MATERIAL –
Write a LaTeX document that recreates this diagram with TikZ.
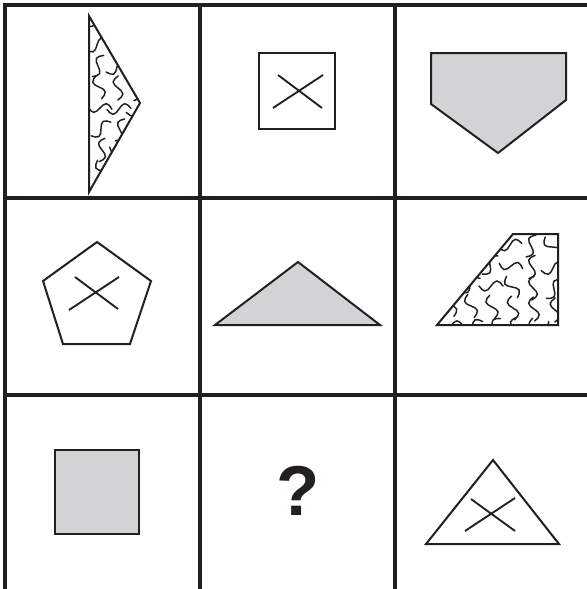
\documentclass[tikz,border=0pt]{standalone}
\usepackage{fontspec}
\setmainfont{Liberation Sans}
\definecolor{net}{RGB}{35,31,32}
\definecolor{xam}{RGB}{209,211,212}
\newcommand{\songan}[3]{%
  \draw[line width=1.1pt, net, line cap=round, shift={(#1,#2)}, rotate=#3] (-12,0) sin (-6,5) cos (0,0) sin (6,-5) cos (12,0);}
\begin{document}
\begin{tikzpicture}[x=0.75pt, y=-0.75pt, line join=miter]
    % Khung hình
    \useasboundingbox (0,0) rectangle (586,589);
    \fill[white] (0,0) rectangle (586,589);

    % 1. Lưới 3x3
    \draw[line width=2.3pt, net] (5,5) rectangle (590,590.5);
    \draw[line width=2.3pt, net] (200,5) -- (200,590) (395,5) -- (395,590);
    \draw[line width=2.3pt, net] (5,198) -- (590,198) (5,395) -- (590,395);

    % 2. Hàng 1: tam giác sóng, hình vuông có dấu x, ngũ giác xám
    \begin{scope}
      \clip (89,16) -- (140,103) -- (89,192) -- cycle;
      \foreach \i in {0,...,2} \foreach \j in {0,...,8} {
        \pgfmathsetmacro{\gx}{96+19*\i+mod(9*\j,8)}
        \pgfmathsetmacro{\gy}{24+21*\j+mod(11*\i,10)}
        \pgfmathsetmacro{\ga}{mod(67*\i+41*\j+23*\i*\j,150)-20}
        \songan{\gx}{\gy}{\ga}
      }
    \end{scope}
    \draw[line width=1.5pt, net] (89,16) -- (140,103) -- (89,192) -- cycle;

    \draw[line width=1.5pt, net] (259,53) rectangle (335,129);
    \draw[line width=1.4pt, net] (278,75) -- (322,108) (273,108) -- (323,75);

    \draw[line width=1.5pt, net, fill=xam] (431,53) -- (566,53) -- (566,100) -- (498,153) -- (431,104) -- cycle;

    % 3. Hàng 2: ngũ giác có dấu x, tam giác xám, hình thang sóng
    \draw[line width=1.5pt, net] (97,242) -- (151,281) -- (130,344) -- (63,344) -- (43,281) -- cycle;
    \draw[line width=1.4pt, net] (75,277) -- (118,309) (69,310) -- (119,277);

    \draw[line width=1.5pt, net, fill=xam] (215,325) -- (298,262) -- (380,325) -- cycle;

    \begin{scope}
      \clip (437,325) -- (513,234) -- (558,234) -- (558,325) -- cycle;
      \foreach \i in {0,...,5} \foreach \j in {0,...,4} {
        \pgfmathsetmacro{\gx}{447+21*\i+mod(9*\j,8)}
        \pgfmathsetmacro{\gy}{242+21*\j+mod(11*\i,10)}
        \pgfmathsetmacro{\ga}{mod(59*\i+43*\j+29*\i*\j,150)-20}
        \songan{\gx}{\gy}{\ga}
      }
    \end{scope}
    \draw[line width=1.5pt, net] (437,325) -- (513,234) -- (558,234) -- (558,325) -- cycle;

    % 4. Hàng 3: hình vuông xám, dấu hỏi, tam giác có dấu x
    \draw[line width=1.5pt, net, fill=xam] (55,450) rectangle (139,534);

    \node[net, font=\fontsize{53}{60}\selectfont\bfseries, inner sep=0pt] (hoi) at (298,491) {?};

    \draw[line width=1.5pt, net] (426,544) -- (493,460) -- (559,544) -- cycle;
    \draw[line width=1.4pt, net] (471,499) -- (515,531) (465,531) -- (515,498);

\end{tikzpicture}
\end{document}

WORK REQUIRED – Copy out the whole listing exactly, and don't carry over any pictures.

THE OUTPUT –
Write a LaTeX document that recreates this diagram with TikZ.
\documentclass[tikz,border=0pt]{standalone}
\usepackage{fontspec}
\setmainfont{Liberation Sans}
\definecolor{net}{RGB}{35,31,32}
\definecolor{xam}{RGB}{209,211,212}
\newcommand{\songan}[3]{%
  \draw[line width=1.1pt, net, line cap=round, shift={(#1,#2)}, rotate=#3] (-12,0) sin (-6,5) cos (0,0) sin (6,-5) cos (12,0);}
\begin{document}
\begin{tikzpicture}[x=0.75pt, y=-0.75pt, line join=miter]
    % Khung hình
    \useasboundingbox (0,0) rectangle (586,589);
    \fill[white] (0,0) rectangle (586,589);

    % 1. Lưới 3x3
    \draw[line width=2.3pt, net] (5,5) rectangle (590,590.5);
    \draw[line width=2.3pt, net] (200,5) -- (200,590) (395,5) -- (395,590);
    \draw[line width=2.3pt, net] (5,198) -- (590,198) (5,395) -- (590,395);

    % 2. Hàng 1: tam giác sóng, hình vuông có dấu x, ngũ giác xám
    \begin{scope}
      \clip (89,16) -- (140,103) -- (89,192) -- cycle;
      \foreach \i in {0,...,2} \foreach \j in {0,...,8} {
        \pgfmathsetmacro{\gx}{96+19*\i+mod(9*\j,8)}
        \pgfmathsetmacro{\gy}{24+21*\j+mod(11*\i,10)}
        \pgfmathsetmacro{\ga}{mod(67*\i+41*\j+23*\i*\j,150)-20}
        \songan{\gx}{\gy}{\ga}
      }
    \end{scope}
    \draw[line width=1.5pt, net] (89,16) -- (140,103) -- (89,192) -- cycle;

    \draw[line width=1.5pt, net] (259,53) rectangle (335,129);
    \draw[line width=1.4pt, net] (278,75) -- (322,108) (273,108) -- (323,75);

    \draw[line width=1.5pt, net, fill=xam] (431,53) -- (566,53) -- (566,100) -- (498,153) -- (431,104) -- cycle;

    % 3. Hàng 2: ngũ giác có dấu x, tam giác xám, hình thang sóng
    \draw[line width=1.5pt, net] (97,242) -- (151,281) -- (130,344) -- (63,344) -- (43,281) -- cycle;
    \draw[line width=1.4pt, net] (75,277) -- (118,309) (69,310) -- (119,277);

    \draw[line width=1.5pt, net, fill=xam] (215,325) -- (298,262) -- (380,325) -- cycle;

    \begin{scope}
      \clip (437,325) -- (513,234) -- (558,234) -- (558,325) -- cycle;
      \foreach \i in {0,...,5} \foreach \j in {0,...,4} {
        \pgfmathsetmacro{\gx}{447+21*\i+mod(9*\j,8)}
        \pgfmathsetmacro{\gy}{242+21*\j+mod(11*\i,10)}
        \pgfmathsetmacro{\ga}{mod(59*\i+43*\j+29*\i*\j,150)-20}
        \songan{\gx}{\gy}{\ga}
      }
    \end{scope}
    \draw[line width=1.5pt, net] (437,325) -- (513,234) -- (558,234) -- (558,325) -- cycle;

    % 4. Hàng 3: hình vuông xám, dấu hỏi, tam giác có dấu x
    \draw[line width=1.5pt, net, fill=xam] (55,450) rectangle (139,534);

    \node[net, font=\fontsize{53}{60}\selectfont\bfseries, inner sep=0pt] (hoi) at (298,491) {?};

    \draw[line width=1.5pt, net] (426,544) -- (493,460) -- (559,544) -- cycle;
    \draw[line width=1.4pt, net] (471,499) -- (515,531) (465,531) -- (515,498);

\end{tikzpicture}
\end{document}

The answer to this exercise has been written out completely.